### Required task
Starting with the first line of the listing, quote each line exactly until and including the one with "const byTicks=[2,4,6,8,10,12];", leaving pictures out.

┌──

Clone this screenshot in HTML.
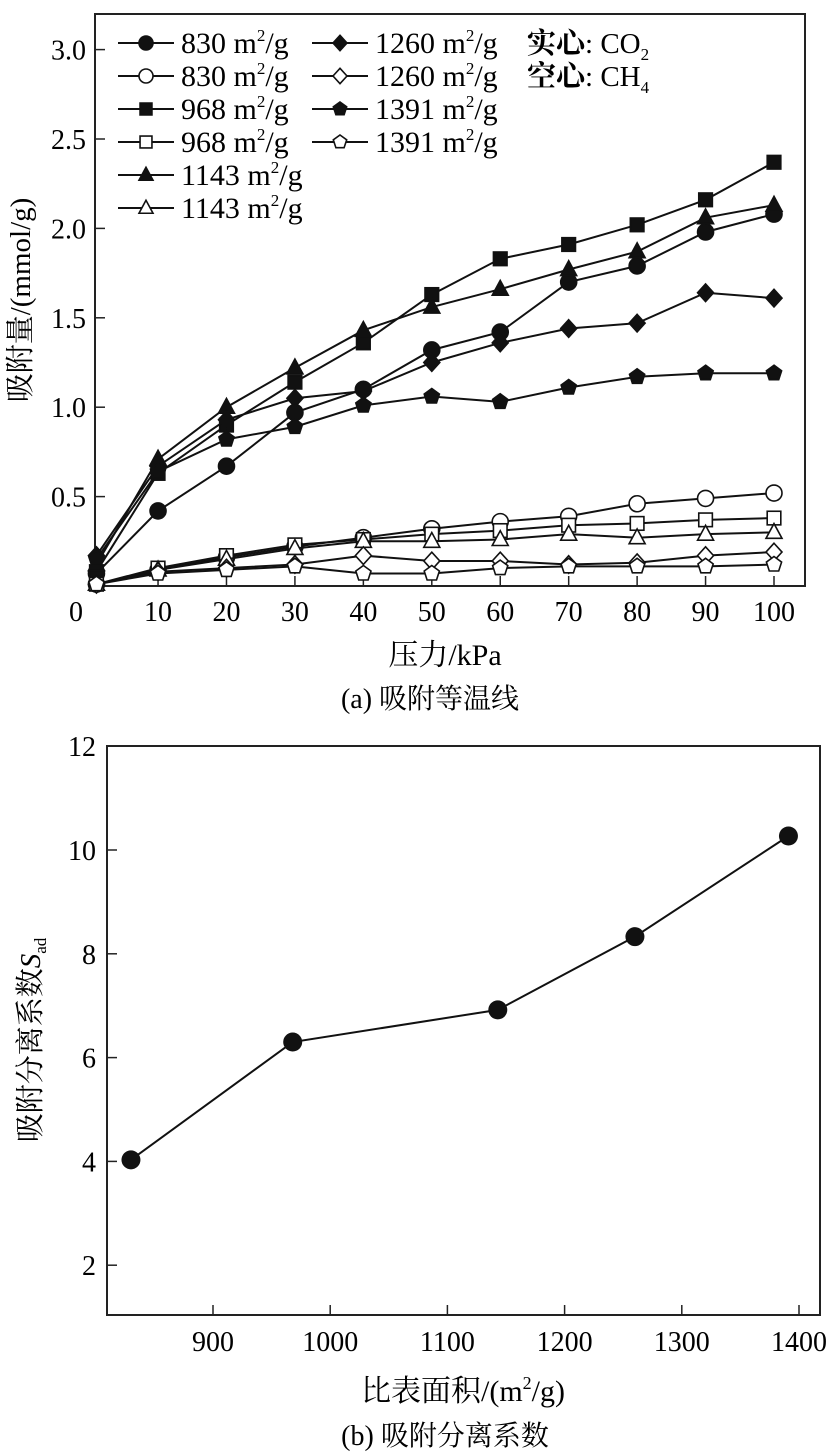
<!DOCTYPE html>
<html><head><meta charset="utf-8"><style>
html,body{margin:0;padding:0;background:#fff;}
svg{display:block;font-family:"Liberation Serif","Noto Serif CJK SC","Noto Sans CJK SC",serif;}
</style></head><body>
<svg id="s" width="835" height="1456" viewBox="0 0 835 1456">
<g id="topchart"></g>
<g id="botchart"></g>
</svg>
<script>
const pressures=[1,10,20,30,40,50,60,70,80,90,100];
const co2_830=[0.07,0.42,0.67,0.97,1.10,1.32,1.42,1.70,1.79,1.98,2.08];
const co2_968=[0.08,0.63,0.90,1.14,1.36,1.63,1.83,1.91,2.02,2.16,2.37];
const co2_1143=[0.12,0.71,1.00,1.22,1.43,1.56,1.66,1.77,1.87,2.06,2.13];
const co2_1260=[0.17,0.67,0.93,1.05,1.09,1.25,1.36,1.44,1.47,1.64,1.61];
const co2_1391=[0.15,0.64,0.82,0.89,1.01,1.06,1.03,1.11,1.17,1.19,1.19];
const ch4_830=[0.01,0.09,0.16,0.22,0.27,0.32,0.36,0.39,0.46,0.49,0.52];
const ch4_968=[0.01,0.10,0.17,0.23,0.26,0.29,0.31,0.34,0.35,0.37,0.38];
const ch4_1143=[0.01,0.09,0.15,0.21,0.25,0.25,0.26,0.29,0.27,0.29,0.30];
const ch4_1260=[0.01,0.08,0.10,0.12,0.17,0.14,0.14,0.12,0.13,0.17,0.19];
const ch4_1391=[0.01,0.07,0.09,0.11,0.07,0.07,0.10,0.11,0.11,0.11,0.12];
const xTicks=[10,20,30,40,50,60,70,80,90,100];
const yTicks=[0.5,1.0,1.5,2.0,2.5,3.0];
const areas=[830,968,1143,1260,1391];
const selectivity=[4.03,6.30,6.92,8.33,10.27];
const bxTicks=[900,1000,1100,1200,1300,1400];
const byTicks=[2,4,6,8,10,12];

const NS='http://www.w3.org/2000/svg';
function mk(p,tag,at,txt){const e=document.createElementNS(NS,tag);for(const k in at)e.setAttribute(k,at[k]);if(txt!==undefined)e.textContent=txt;p.appendChild(e);return e;}
const topG=document.getElementById('topchart'), botG=document.getElementById('botchart');

// ---- top chart
const X=p=>89.6+p*6.844, Y=v=>586-v*178.8;
let e=mk(topG,'rect',{x:95,y:14,width:710,height:572,fill:'none',stroke:'#222','stroke-width':2});

xTicks.forEach(t=>{let l=mk(topG,'line',{x1:X(t),x2:X(t),y1:586,y2:576,stroke:'#222','stroke-width':1.5});

let tx=mk(topG,'text',{x:X(t),y:621,'font-size':28,'text-anchor':'middle'},String(t));
});
e=mk(topG,'text',{x:76,y:621,'font-size':28,'text-anchor':'middle'},'0');

yTicks.forEach(t=>{let l=mk(topG,'line',{x1:95,x2:105,y1:Y(t),y2:Y(t),stroke:'#222','stroke-width':1.5});

let tx=mk(topG,'text',{x:86,y:Y(t)+10,'font-size':28,'text-anchor':'end'},t.toFixed(1));
});
e=mk(topG,'text',{x:445,y:665,'font-size':30,'text-anchor':'middle'},'压力/kPa');

e=mk(topG,'text',{x:0,y:0,'font-size':29,'text-anchor':'middle',transform:'translate(30,300) rotate(-90)'},'吸附量/(mmol/g)');

e=mk(topG,'text',{x:430,y:708,'font-size':28,'text-anchor':'middle'},'(a) 吸附等温线');


function marker(p,shape,cx,cy,filled,r){
  r=r||8;const f=filled?'#111':'#fff';const at={fill:f,stroke:'#111','stroke-width':1.6};let m;
  if(shape==='circle'){m=mk(p,'circle',Object.assign({cx:cx,cy:cy,r:r},at));}
  else if(shape==='square'){m=mk(p,'rect',Object.assign({x:cx-r*0.85,y:cy-r*0.85,width:r*1.7,height:r*1.7},at));}
  else if(shape==='triangle'){m=mk(p,'polygon',Object.assign({points:`${cx},${cy-r*1.1} ${cx-r},${cy+r*0.75} ${cx+r},${cy+r*0.75}`},at));}
  else if(shape==='diamond'){m=mk(p,'polygon',Object.assign({points:`${cx},${cy-r*1.1} ${cx+r},${cy} ${cx},${cy+r*1.1} ${cx-r},${cy}`},at));}
  else {let pts=[];for(let i=0;i<5;i++){const a=-Math.PI/2+i*2*Math.PI/5;pts.push((cx+r*Math.cos(a)).toFixed(1)+','+(cy+r*Math.sin(a)).toFixed(1));}
    m=mk(p,'polygon',Object.assign({points:pts.join(' ')},at));}
  return m;
}
const series=[
 ['co2-830',co2_830,'circle',true],['co2-968',co2_968,'square',true],['co2-1143',co2_1143,'triangle',true],
 ['co2-1260',co2_1260,'diamond',true],['co2-1391',co2_1391,'pentagon',true],
 ['ch4-830',ch4_830,'circle',false],['ch4-968',ch4_968,'square',false],['ch4-1143',ch4_1143,'triangle',false],
 ['ch4-1260',ch4_1260,'diamond',false],['ch4-1391',ch4_1391,'pentagon',false]];
series.forEach(s=>{
  const g=mk(topG,'g',{});
  
  
  const pl=mk(g,'polyline',{points:pressures.map((p,i)=>X(p)+','+Y(s[1][i])).join(' '),fill:'none',stroke:'#111','stroke-width':2});
  
  
  pressures.forEach((p,i)=>{const m=marker(g,s[2],X(p),Y(s[1][i]),s[3]);
    
    });
});
// legend
const leg=mk(topG,'g',{});


const legItems=[[0,0,'circle',true,'830'],[0,1,'circle',false,'830'],[0,2,'square',true,'968'],[0,3,'square',false,'968'],
 [0,4,'triangle',true,'1143'],[0,5,'triangle',false,'1143'],[1,0,'diamond',true,'1260'],[1,1,'diamond',false,'1260'],
 [1,2,'pentagon',true,'1391'],[1,3,'pentagon',false,'1391']];
legItems.forEach(it=>{
  const x0=it[0]?312:118, y=53+it[1]*33;
  const g=mk(leg,'g',{});
  
  
  mk(g,'line',{x1:x0,x2:x0+56,y1:y-10,y2:y-10,stroke:'#111','stroke-width':2});
  marker(g,it[2],x0+28,y-10,it[3],7);
  const t=mk(g,'text',{x:x0+63,y:y,'font-size':30});
  t.innerHTML=it[4]+' m<tspan font-size="17" dy="-12">2</tspan><tspan dy="12">/g</tspan>';
});
e=mk(leg,'text',{x:527,y:53,'font-size':29});
e.innerHTML='<tspan font-weight="bold">实心</tspan>: CO<tspan font-size="17" dy="7">2</tspan>';

e=mk(leg,'text',{x:527,y:86,'font-size':29});
e.innerHTML='<tspan font-weight="bold">空心</tspan>: CH<tspan font-size="17" dy="7">4</tspan>';


// ---- bottom chart
const BX=a=>213+(a-900)*1.172, BY=v=>1369-v*51.9;
e=mk(botG,'rect',{x:107,y:746,width:713,height:569,fill:'none',stroke:'#222','stroke-width':2});

bxTicks.forEach(t=>{let l=mk(botG,'line',{x1:BX(t),x2:BX(t),y1:1315,y2:1305,stroke:'#222','stroke-width':1.5});

let tx=mk(botG,'text',{x:BX(t),y:1351,'font-size':28,'text-anchor':'middle'},String(t));
});
byTicks.forEach(t=>{let l=mk(botG,'line',{x1:107,x2:117,y1:BY(t),y2:BY(t),stroke:'#222','stroke-width':1.5});

let tx=mk(botG,'text',{x:96,y:BY(t)+10,'font-size':28,'text-anchor':'end'},String(t));
});
const g2=mk(botG,'g',{});


e=mk(g2,'polyline',{points:areas.map((a,i)=>BX(a)+','+BY(selectivity[i])).join(' '),fill:'none',stroke:'#111','stroke-width':2});

areas.forEach((a,i)=>{const c=mk(g2,'circle',{cx:BX(a),cy:BY(selectivity[i]),r:9.5,fill:'#111'});

});
e=mk(botG,'text',{x:463,y:1401,'font-size':30,'text-anchor':'middle'});
e.innerHTML='比表面积/(m<tspan font-size="18" dy="-12">2</tspan><tspan dy="12">/g)</tspan>';

e=mk(botG,'text',{x:0,y:0,'font-size':29,'text-anchor':'middle',transform:'translate(40,1040) rotate(-90)'});
e.innerHTML='吸附分离系数<tspan font-style="italic">S</tspan><tspan font-size="17" dy="6">ad</tspan>';

e=mk(botG,'text',{x:445,y:1445,'font-size':28,'text-anchor':'middle'},'(b) 吸附分离系数');

</script>
</body></html>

└──

### Expected answer
Clone this screenshot in HTML.
<!DOCTYPE html>
<html><head><meta charset="utf-8"><style>
html,body{margin:0;padding:0;background:#fff;}
svg{display:block;font-family:"Liberation Serif","Noto Serif CJK SC","Noto Sans CJK SC",serif;}
</style></head><body>
<svg id="s" width="835" height="1456" viewBox="0 0 835 1456">
<g id="topchart"></g>
<g id="botchart"></g>
</svg>
<script>
const pressures=[1,10,20,30,40,50,60,70,80,90,100];
const co2_830=[0.07,0.42,0.67,0.97,1.10,1.32,1.42,1.70,1.79,1.98,2.08];
const co2_968=[0.08,0.63,0.90,1.14,1.36,1.63,1.83,1.91,2.02,2.16,2.37];
const co2_1143=[0.12,0.71,1.00,1.22,1.43,1.56,1.66,1.77,1.87,2.06,2.13];
const co2_1260=[0.17,0.67,0.93,1.05,1.09,1.25,1.36,1.44,1.47,1.64,1.61];
const co2_1391=[0.15,0.64,0.82,0.89,1.01,1.06,1.03,1.11,1.17,1.19,1.19];
const ch4_830=[0.01,0.09,0.16,0.22,0.27,0.32,0.36,0.39,0.46,0.49,0.52];
const ch4_968=[0.01,0.10,0.17,0.23,0.26,0.29,0.31,0.34,0.35,0.37,0.38];
const ch4_1143=[0.01,0.09,0.15,0.21,0.25,0.25,0.26,0.29,0.27,0.29,0.30];
const ch4_1260=[0.01,0.08,0.10,0.12,0.17,0.14,0.14,0.12,0.13,0.17,0.19];
const ch4_1391=[0.01,0.07,0.09,0.11,0.07,0.07,0.10,0.11,0.11,0.11,0.12];
const xTicks=[10,20,30,40,50,60,70,80,90,100];
const yTicks=[0.5,1.0,1.5,2.0,2.5,3.0];
const areas=[830,968,1143,1260,1391];
const selectivity=[4.03,6.30,6.92,8.33,10.27];
const bxTicks=[900,1000,1100,1200,1300,1400];
const byTicks=[2,4,6,8,10,12];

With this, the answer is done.